The companies that blend data, compute, and generation (not just lease space) will define the next decade of AI infrastructure.
The policy collision
Governments are caught between two competing mandates: meet climate targets and sustain digital growth.
Each new AI campus adds jobs and investment but also strains transmission systems designed for a different era. Utilities must balance industrial demand with household reliability.
Some countries are encouraging data centers to co-locate near renewable energy sources or fund new grid connections. Others are introducing moratoriums, efficiency standards, or “capacity-for-contribution” schemes where operators pay for infrastructure upgrades in exchange for priority access.
Policy is now a determinant of where AI can exist physically. Nations that move fastest to align power policy with digital expansion will attract the next wave of hyperscale investment.
What this means for investors
For investors, the shift from power-as-cost to power-as-competitive advantage changes how value is measured.

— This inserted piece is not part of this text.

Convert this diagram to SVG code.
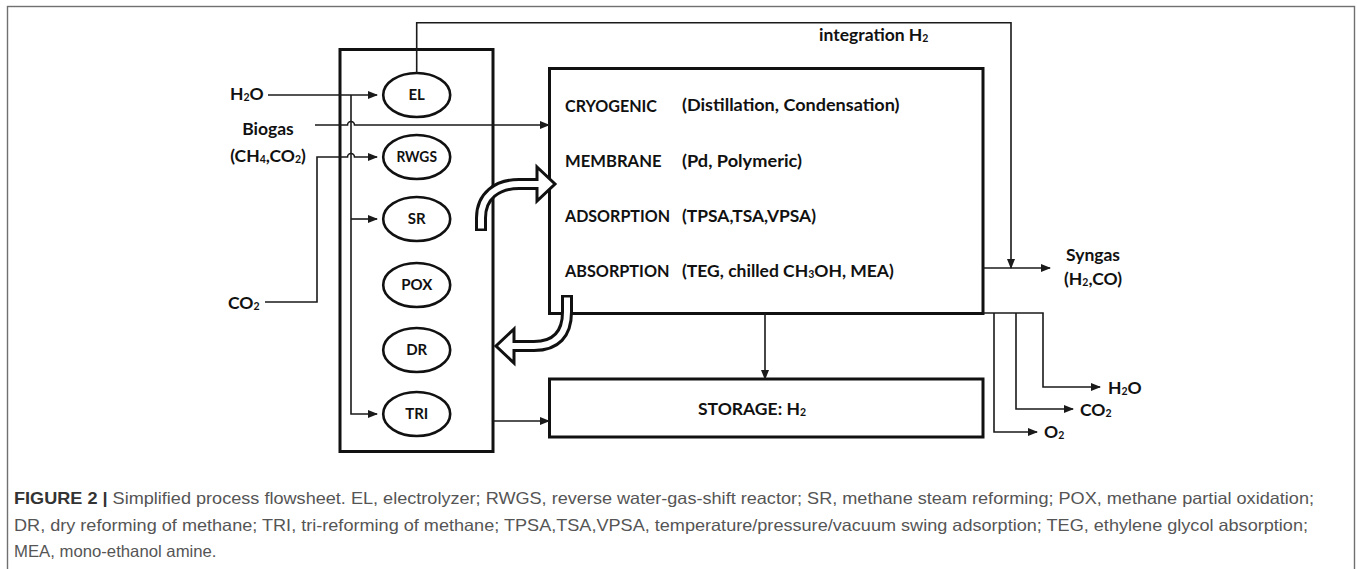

The new metrics include energized megawatts, time-to-power, and firmness of supply. A project that can energize in 18 months is worth more than one that promises more capacity three-to-five years out. Developers with direct control over their energy supply will trade at higher multiples, reflecting lower execution risk.
The next generation of infrastructure funds is already adjusting. They’re evaluating data center portfolios not only by occupancy or revenue but by the reliability and resilience of their energy strategies.
Power is the new yield curve of digital infrastructure.
A look ahead
The energy challenge will define the next stage of the AI boom. It will influence where capital flows, how facilities are financed, and which regions emerge as winners in the global compute race.
Countries with abundant renewable energy and flexible permitting will rise as new AI frontiers. Operators who treat energy as core IP will lead.
The winners won’t necessarily be those with the biggest data centers or the most GPUs. They’ll be the ones who can secure the power to keep them running.
Key takeaway
AI has turned electricity into strategy.
Every data center deal, every AI training run, and every infrastructure investment now begins with a single question: who controls the megawatts?
As the race to build AI capacity accelerates, those who master energy (not algorithms) will determine how fast intelligence itself can scale.